● What needs to be done
Select and copy out every line in the records containing "this".

● Records for processing
* START *

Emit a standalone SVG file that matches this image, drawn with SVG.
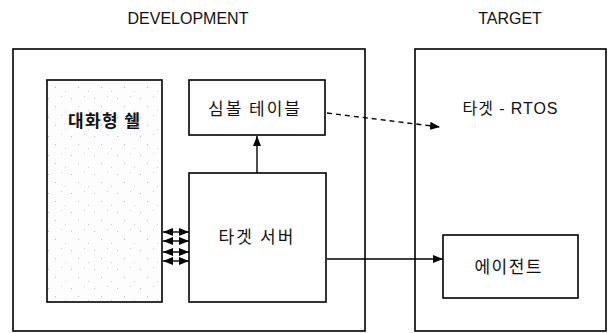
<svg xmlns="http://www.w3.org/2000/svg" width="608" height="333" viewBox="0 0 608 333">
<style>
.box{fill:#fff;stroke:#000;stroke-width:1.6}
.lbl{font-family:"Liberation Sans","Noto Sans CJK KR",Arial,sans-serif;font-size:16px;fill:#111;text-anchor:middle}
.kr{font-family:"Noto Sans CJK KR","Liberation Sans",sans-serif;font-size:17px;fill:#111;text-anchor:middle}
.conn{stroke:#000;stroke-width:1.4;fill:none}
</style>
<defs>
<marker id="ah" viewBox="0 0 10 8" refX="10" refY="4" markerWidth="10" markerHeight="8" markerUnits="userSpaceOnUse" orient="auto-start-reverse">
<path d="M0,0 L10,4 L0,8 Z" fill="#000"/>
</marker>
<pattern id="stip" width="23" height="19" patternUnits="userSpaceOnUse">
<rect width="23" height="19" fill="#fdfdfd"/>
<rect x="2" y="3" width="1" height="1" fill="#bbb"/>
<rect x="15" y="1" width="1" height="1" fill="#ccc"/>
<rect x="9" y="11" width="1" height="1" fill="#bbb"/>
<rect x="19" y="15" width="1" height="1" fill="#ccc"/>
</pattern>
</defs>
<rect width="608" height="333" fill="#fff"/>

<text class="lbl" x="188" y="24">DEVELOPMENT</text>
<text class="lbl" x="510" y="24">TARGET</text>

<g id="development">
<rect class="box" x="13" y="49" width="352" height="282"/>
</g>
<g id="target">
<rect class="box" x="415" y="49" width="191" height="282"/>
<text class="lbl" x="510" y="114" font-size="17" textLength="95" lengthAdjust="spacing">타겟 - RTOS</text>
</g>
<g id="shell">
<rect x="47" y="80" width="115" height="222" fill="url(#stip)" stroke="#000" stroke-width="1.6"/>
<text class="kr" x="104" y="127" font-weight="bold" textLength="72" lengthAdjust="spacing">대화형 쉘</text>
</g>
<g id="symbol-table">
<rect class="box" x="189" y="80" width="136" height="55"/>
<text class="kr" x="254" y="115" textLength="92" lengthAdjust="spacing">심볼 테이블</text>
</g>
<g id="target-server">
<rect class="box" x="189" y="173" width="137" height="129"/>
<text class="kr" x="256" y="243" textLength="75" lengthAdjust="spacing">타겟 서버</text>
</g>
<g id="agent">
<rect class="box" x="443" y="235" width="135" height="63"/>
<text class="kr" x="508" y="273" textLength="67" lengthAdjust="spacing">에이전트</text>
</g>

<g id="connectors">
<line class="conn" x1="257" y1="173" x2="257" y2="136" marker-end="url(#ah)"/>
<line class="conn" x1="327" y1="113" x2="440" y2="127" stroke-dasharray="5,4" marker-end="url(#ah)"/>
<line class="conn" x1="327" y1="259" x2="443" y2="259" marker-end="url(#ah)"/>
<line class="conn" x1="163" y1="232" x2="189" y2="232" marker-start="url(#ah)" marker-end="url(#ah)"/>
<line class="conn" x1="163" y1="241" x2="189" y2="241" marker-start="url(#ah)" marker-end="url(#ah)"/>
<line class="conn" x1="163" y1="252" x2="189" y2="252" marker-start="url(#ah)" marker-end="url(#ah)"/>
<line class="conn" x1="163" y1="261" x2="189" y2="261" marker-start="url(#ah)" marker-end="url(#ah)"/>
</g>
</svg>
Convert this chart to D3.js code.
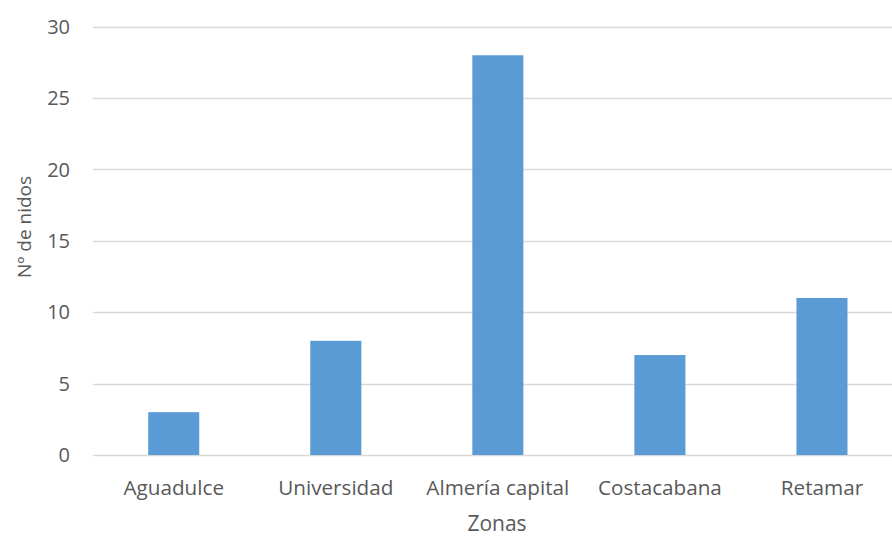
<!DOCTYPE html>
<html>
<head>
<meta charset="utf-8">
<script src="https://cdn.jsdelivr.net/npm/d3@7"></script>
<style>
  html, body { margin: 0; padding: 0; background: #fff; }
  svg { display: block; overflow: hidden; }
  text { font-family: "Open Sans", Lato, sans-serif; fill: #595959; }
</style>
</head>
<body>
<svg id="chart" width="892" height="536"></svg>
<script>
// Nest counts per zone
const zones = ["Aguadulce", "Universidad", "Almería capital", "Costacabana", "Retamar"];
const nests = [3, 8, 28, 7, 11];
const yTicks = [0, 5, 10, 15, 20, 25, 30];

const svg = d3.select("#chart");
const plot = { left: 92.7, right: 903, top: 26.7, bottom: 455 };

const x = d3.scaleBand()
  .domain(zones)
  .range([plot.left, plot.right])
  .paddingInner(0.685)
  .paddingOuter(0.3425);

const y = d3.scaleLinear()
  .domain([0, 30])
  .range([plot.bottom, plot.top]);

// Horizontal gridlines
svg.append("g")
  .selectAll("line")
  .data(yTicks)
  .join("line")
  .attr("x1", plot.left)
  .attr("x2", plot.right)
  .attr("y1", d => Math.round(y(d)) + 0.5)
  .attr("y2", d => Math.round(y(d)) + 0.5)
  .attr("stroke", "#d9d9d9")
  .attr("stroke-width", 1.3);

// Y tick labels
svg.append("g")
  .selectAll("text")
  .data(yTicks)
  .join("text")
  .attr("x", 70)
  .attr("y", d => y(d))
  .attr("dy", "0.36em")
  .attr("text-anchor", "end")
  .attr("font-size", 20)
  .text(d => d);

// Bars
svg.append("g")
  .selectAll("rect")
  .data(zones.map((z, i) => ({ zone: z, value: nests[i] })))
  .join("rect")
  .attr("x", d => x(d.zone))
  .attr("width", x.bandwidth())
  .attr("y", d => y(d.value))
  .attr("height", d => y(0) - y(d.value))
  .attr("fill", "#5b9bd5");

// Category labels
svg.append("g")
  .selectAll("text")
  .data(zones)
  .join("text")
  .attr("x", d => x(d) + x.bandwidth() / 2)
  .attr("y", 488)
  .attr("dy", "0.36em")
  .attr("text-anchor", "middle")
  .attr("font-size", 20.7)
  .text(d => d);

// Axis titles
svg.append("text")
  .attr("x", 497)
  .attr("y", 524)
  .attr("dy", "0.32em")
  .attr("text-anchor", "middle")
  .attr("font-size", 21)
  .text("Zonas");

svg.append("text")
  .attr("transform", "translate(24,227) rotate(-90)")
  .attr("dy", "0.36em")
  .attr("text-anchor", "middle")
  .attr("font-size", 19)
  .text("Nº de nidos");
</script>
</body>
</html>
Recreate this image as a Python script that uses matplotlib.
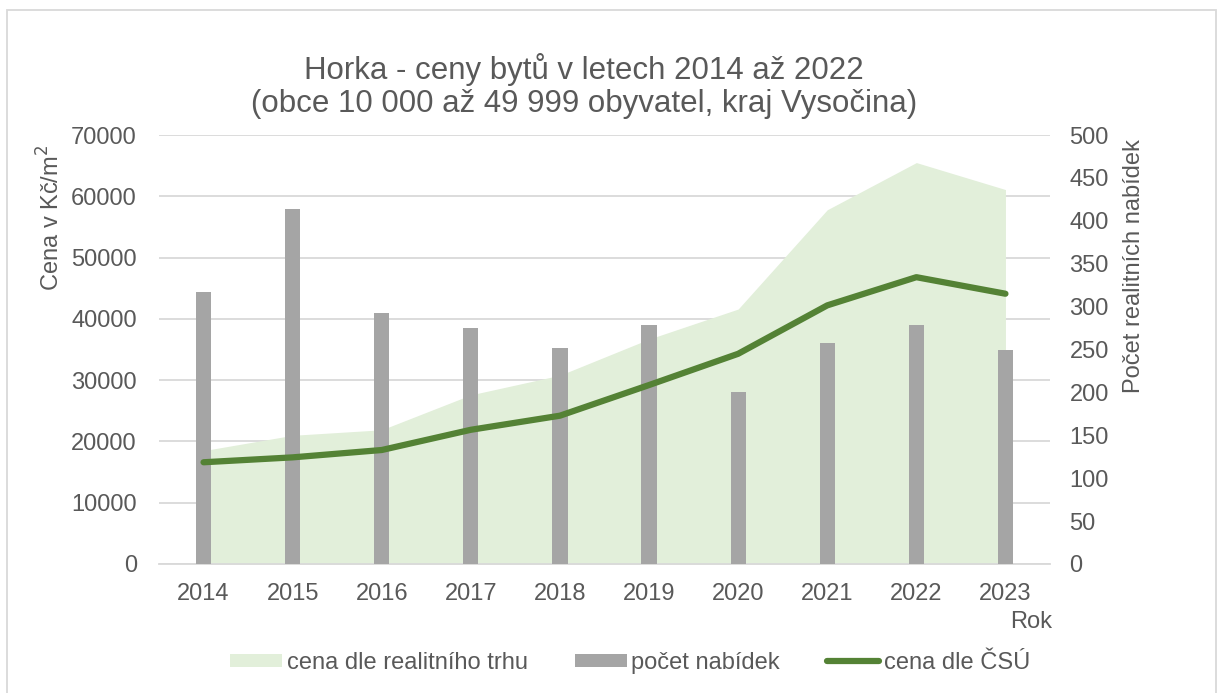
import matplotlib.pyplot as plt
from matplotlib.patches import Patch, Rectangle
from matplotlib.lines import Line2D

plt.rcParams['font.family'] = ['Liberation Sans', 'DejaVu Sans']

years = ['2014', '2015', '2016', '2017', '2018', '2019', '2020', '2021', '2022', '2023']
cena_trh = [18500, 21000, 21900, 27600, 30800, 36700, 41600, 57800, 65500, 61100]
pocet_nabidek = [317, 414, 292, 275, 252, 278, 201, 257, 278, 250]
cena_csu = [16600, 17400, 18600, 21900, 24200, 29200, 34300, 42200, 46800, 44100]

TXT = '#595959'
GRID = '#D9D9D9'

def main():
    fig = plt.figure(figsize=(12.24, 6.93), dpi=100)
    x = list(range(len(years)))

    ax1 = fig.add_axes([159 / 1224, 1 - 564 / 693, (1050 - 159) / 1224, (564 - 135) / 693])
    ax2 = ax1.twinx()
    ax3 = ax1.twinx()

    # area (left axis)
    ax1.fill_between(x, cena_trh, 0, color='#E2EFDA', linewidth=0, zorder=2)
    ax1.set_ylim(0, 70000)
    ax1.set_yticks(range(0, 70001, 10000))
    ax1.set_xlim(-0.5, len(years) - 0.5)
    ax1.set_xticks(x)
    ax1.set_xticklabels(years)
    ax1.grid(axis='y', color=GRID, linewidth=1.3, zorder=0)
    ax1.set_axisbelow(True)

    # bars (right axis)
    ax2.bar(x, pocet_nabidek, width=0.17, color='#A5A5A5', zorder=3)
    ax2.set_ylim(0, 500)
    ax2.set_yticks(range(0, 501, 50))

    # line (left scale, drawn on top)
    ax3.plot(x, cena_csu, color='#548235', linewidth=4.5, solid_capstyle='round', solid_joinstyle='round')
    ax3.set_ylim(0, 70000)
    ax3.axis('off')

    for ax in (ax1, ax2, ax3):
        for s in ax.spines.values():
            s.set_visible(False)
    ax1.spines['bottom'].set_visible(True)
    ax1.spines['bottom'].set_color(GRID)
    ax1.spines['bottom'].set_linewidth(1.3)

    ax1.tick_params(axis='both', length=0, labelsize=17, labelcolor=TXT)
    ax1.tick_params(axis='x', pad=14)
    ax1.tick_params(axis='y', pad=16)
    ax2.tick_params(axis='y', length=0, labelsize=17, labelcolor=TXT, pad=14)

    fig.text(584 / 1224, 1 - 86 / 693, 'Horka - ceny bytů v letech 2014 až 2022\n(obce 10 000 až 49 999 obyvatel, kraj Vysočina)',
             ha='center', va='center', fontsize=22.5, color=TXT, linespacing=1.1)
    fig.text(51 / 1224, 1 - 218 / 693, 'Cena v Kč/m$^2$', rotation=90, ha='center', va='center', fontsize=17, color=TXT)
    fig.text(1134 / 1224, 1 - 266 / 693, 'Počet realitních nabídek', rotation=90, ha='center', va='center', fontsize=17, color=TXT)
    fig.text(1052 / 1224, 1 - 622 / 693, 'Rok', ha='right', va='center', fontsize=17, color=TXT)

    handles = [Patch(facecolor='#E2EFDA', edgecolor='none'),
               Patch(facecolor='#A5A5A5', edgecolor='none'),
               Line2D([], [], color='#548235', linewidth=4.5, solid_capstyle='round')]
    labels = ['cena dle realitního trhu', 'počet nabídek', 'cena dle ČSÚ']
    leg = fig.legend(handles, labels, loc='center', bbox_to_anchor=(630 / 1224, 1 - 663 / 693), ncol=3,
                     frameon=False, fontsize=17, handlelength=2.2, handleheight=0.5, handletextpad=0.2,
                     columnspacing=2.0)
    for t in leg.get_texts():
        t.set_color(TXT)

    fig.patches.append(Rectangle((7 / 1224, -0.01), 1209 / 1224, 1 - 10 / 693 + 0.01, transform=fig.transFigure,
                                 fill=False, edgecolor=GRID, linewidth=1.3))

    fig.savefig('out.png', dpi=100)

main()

* END *

● Written response
Emit a standalone SVG file that matches this image, drawn with SVG.
Convert this chart to D3.js code.
Recreate this image as a Python script that uses matplotlib.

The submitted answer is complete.